At 14th level, your mastery of close combat has honed your battlefield awareness to incredible levels, allowing you to hold your own against large groups of foes. In combat, you get a special reaction that you can take once on each creature’s turn other than your own. You can use this special reaction only to use your bullet time.

Additionally, when you use your bullet time feature, you may expend no grit points. Once you have used bullet time in this way, you cannot do so again until the start of your next turn.

Trail of the Virtuoso

With shooting and showmanship, the virtuoso inspires his allies with flashy sharpshooting, dramatic flourishes, and aim truer than any other.

Trick Shooting

Starting when you begin this trail at 3rd level, your unparalleled aim allows you to inflict greater pain with greater panache. When you make a weapon attack using a firearm, you may spend 1 grit point to begin trick shooting. Whenever you hit a creature with an attack roll made with a firearm whilst trick shooting, you gain trick shot stacks equal to half your proficiency bonus and the target takes additional damage equal to your total number of trick shot stacks.

If you score a critical hit whilst trick shooting, you instead gain trick shot stacks equal to your proficiency bonus.

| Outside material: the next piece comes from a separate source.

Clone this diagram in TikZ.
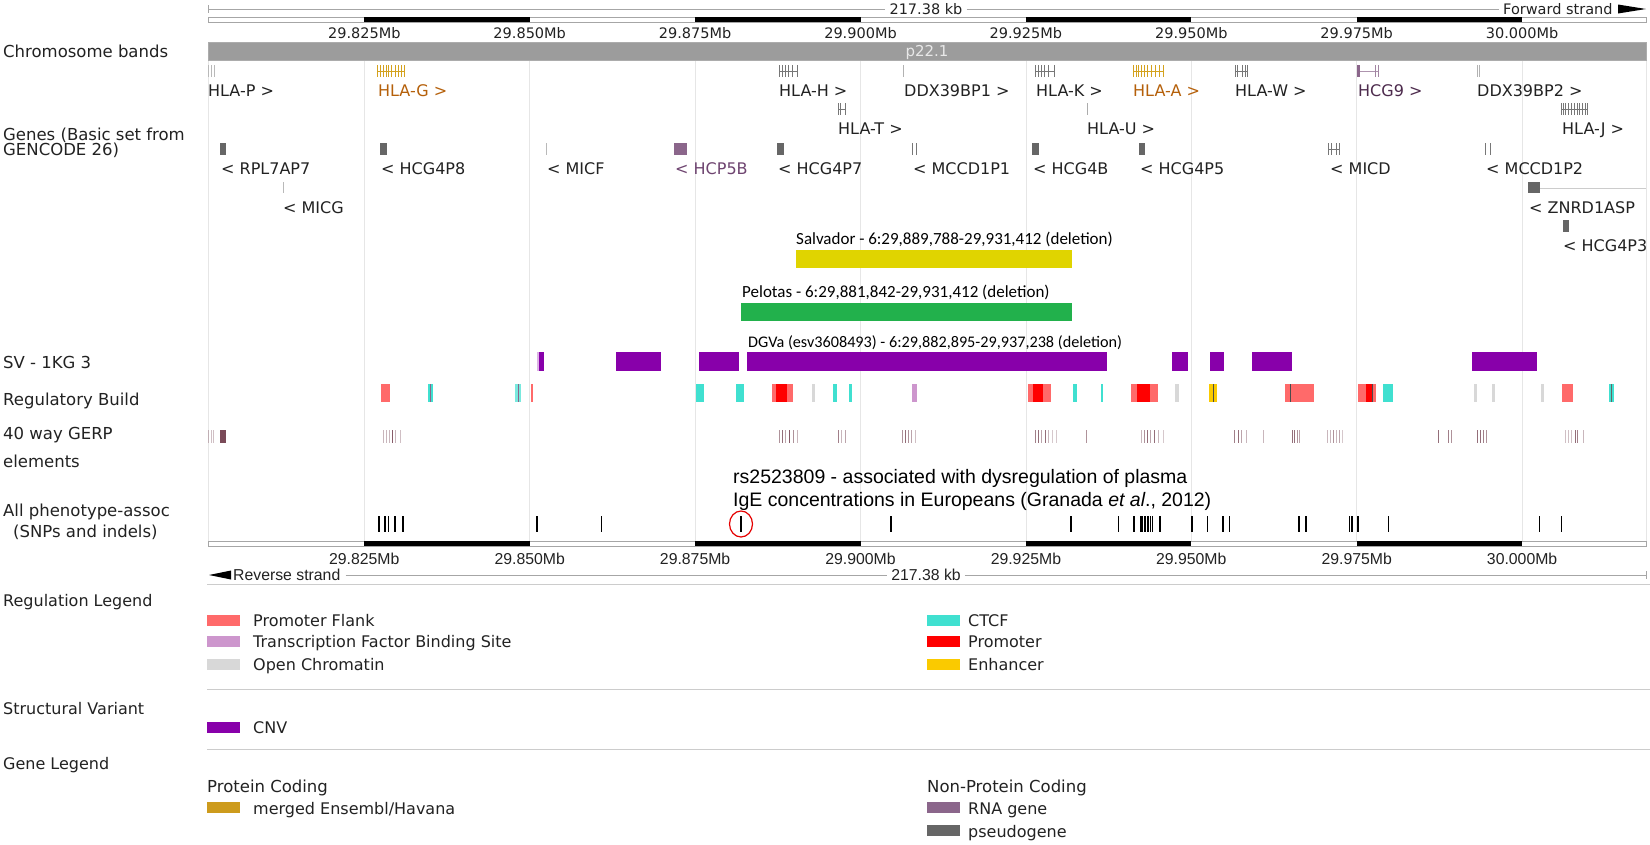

Your trick shooting ends after one minute, you miss a weapon attack, or you make an attack roll using a weapon that is not a firearm. When you trick shooting ends, you lose all trick shot stacks.

Inspiring Flourish

At 6th level, your precision, accuracy and showmanship in battle excites new resolve in your allies. Once per turn, when you hit a creature with an attack roll using a firearm that you used grit points to augment, one creature you choose within 15 feet of you gains advantage on the next attack roll it makes before the end of your next turn.

Dashing Dodge

Beginning at 10th level, your charisma shines through to distract your enemies when they try to strike you. When you use your gambling dodge grit feature, the target instead has disadvantage on their attack roll. If the attack still hits you, you reduce the damage taken by an amount equal to your Charisma modifier. If the attack misses you, you can move up to half your speed without provoking attacks of opportunity.

Curtain Call

Starting at 14th level, your marksmanship allows you to find weak points in your foes. When you score a critical hit against a creature, you can spend 2 grit points to attempt break its defences. The target must succeed on a Constitution saving throw or take a penalty to its armour class equal to half your Charisma modifier until the end of your next turn. Should you use this feature whilst you have a number of trick shot stacks equal to or greater than your proficiency bonus, the target suffers disadvantage on its saving throw.

Multiclassing

Ability Score Minimum. Dexterity 13
Proficiencies Gained. Leather armour, firearms, gunsmith's kit

Jack Weighill's

Homebrew

Compendium

Hello players and GM Binder devs! You've found the back page of a class from my class compendium. Not all of this work is mine, in fact, most of it isn't! It is simply here for ease of access for the players, and isn't shared elsewhere.

To my memory, the gunslinger was the first class I added to my class list outside of the base 5e classes, and has been a favourite since day one!

Over time the gunslinger has gone through a variety of changes to its abilities, but has remained largely the same mechanically, with the firearms themselves being far more of a pain in the ass than the class itself ever was.